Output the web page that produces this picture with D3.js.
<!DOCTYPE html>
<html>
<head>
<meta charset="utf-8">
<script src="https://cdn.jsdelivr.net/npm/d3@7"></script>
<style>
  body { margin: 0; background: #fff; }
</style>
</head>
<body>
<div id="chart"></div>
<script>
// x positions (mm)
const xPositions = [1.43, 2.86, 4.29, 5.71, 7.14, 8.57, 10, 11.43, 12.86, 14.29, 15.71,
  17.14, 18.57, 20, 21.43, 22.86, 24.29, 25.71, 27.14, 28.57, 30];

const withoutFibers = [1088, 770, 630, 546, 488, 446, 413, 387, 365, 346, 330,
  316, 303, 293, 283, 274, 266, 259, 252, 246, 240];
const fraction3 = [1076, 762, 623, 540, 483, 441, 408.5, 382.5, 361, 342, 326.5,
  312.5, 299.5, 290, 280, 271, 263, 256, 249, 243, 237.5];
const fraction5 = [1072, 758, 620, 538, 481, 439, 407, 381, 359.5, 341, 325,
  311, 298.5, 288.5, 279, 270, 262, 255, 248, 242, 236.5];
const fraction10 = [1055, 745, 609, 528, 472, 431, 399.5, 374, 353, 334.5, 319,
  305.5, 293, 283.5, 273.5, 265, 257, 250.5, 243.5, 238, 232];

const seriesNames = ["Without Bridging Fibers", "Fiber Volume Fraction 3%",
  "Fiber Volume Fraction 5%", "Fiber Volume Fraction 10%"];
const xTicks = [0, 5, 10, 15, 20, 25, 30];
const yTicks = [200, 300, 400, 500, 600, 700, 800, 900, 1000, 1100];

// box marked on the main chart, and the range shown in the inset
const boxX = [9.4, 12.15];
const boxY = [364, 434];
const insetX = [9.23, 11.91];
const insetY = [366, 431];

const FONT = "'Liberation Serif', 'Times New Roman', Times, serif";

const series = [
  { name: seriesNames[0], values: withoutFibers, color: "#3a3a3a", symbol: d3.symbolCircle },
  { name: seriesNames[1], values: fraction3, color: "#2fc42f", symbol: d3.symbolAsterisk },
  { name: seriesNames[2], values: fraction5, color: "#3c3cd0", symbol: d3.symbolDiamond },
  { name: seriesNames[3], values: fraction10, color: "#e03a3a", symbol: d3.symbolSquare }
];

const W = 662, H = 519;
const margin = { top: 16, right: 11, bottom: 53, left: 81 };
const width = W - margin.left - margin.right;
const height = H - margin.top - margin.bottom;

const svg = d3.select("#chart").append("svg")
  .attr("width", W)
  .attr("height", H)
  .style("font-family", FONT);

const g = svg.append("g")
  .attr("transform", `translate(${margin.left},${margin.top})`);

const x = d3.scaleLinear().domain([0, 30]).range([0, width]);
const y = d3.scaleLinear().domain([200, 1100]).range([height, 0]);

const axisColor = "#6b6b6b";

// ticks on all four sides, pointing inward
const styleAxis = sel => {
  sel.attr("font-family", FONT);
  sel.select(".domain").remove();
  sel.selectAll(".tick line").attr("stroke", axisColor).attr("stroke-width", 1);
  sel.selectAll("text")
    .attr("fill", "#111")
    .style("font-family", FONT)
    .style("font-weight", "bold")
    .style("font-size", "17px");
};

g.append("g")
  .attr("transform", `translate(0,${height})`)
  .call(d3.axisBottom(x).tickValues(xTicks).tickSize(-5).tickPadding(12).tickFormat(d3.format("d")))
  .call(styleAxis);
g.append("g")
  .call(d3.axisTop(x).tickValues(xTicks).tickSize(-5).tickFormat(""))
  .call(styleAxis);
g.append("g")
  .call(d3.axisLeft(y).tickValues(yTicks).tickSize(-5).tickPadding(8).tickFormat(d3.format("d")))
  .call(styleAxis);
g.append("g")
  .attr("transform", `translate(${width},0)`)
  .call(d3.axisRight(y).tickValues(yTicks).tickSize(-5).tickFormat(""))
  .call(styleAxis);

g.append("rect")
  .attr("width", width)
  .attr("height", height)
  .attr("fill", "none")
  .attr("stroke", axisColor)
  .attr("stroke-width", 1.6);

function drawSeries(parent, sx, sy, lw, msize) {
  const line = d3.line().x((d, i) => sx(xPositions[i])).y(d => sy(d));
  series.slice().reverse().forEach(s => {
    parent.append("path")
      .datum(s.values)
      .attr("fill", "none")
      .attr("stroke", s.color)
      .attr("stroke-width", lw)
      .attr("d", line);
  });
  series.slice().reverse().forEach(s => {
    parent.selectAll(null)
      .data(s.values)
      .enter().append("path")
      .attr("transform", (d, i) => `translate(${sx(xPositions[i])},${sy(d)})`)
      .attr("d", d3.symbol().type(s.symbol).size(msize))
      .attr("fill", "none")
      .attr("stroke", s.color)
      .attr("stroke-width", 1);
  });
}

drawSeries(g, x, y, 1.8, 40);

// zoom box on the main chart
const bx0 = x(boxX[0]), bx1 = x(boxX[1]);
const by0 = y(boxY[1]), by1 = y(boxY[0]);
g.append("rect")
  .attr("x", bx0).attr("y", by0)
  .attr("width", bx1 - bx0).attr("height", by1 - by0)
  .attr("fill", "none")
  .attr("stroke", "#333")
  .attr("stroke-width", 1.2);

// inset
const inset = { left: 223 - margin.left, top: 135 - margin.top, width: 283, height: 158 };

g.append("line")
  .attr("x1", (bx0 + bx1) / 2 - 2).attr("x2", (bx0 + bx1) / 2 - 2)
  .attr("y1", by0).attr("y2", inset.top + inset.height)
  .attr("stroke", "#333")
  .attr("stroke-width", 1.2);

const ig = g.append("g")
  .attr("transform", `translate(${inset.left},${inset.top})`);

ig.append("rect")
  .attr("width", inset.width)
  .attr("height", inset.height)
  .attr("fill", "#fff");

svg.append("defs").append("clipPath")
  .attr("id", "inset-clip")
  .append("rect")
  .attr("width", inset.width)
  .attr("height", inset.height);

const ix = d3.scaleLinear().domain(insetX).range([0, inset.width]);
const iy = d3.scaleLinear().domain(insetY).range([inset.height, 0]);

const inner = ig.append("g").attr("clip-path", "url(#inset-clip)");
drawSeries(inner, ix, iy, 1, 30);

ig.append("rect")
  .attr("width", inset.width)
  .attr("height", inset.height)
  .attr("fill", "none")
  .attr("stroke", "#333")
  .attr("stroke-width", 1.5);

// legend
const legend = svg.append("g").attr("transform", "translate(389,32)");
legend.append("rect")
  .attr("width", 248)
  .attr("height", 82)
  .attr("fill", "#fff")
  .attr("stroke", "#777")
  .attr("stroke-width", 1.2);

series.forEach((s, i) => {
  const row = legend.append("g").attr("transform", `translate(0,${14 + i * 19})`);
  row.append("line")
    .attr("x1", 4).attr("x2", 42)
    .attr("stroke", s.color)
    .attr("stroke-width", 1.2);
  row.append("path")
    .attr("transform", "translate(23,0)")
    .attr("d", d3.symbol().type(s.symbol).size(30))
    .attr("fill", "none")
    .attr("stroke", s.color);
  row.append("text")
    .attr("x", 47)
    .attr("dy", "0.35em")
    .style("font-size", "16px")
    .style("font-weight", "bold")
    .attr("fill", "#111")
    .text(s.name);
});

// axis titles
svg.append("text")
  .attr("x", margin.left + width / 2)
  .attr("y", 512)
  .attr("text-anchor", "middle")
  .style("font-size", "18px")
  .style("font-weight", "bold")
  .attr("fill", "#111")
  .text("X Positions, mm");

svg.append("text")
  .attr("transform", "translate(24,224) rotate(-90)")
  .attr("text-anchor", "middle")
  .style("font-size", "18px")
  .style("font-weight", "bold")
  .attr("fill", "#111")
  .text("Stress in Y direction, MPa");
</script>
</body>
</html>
□ □ □ □ □
**WHAT YOU HAVE TO DO**. From the top of the listing above, restate each line word for word up to and including the line with "17.14, 18.57, 20, 21.43, 22.86, 24.29, 25.71, 27.14, 28.57, 30];"; add nothing else.

**SOLUTION FOR THIS PROBLEM**.
Output the web page that produces this picture with D3.js.
<!DOCTYPE html>
<html>
<head>
<meta charset="utf-8">
<script src="https://cdn.jsdelivr.net/npm/d3@7"></script>
<style>
  body { margin: 0; background: #fff; }
</style>
</head>
<body>
<div id="chart"></div>
<script>
// x positions (mm)
const xPositions = [1.43, 2.86, 4.29, 5.71, 7.14, 8.57, 10, 11.43, 12.86, 14.29, 15.71,
  17.14, 18.57, 20, 21.43, 22.86, 24.29, 25.71, 27.14, 28.57, 30];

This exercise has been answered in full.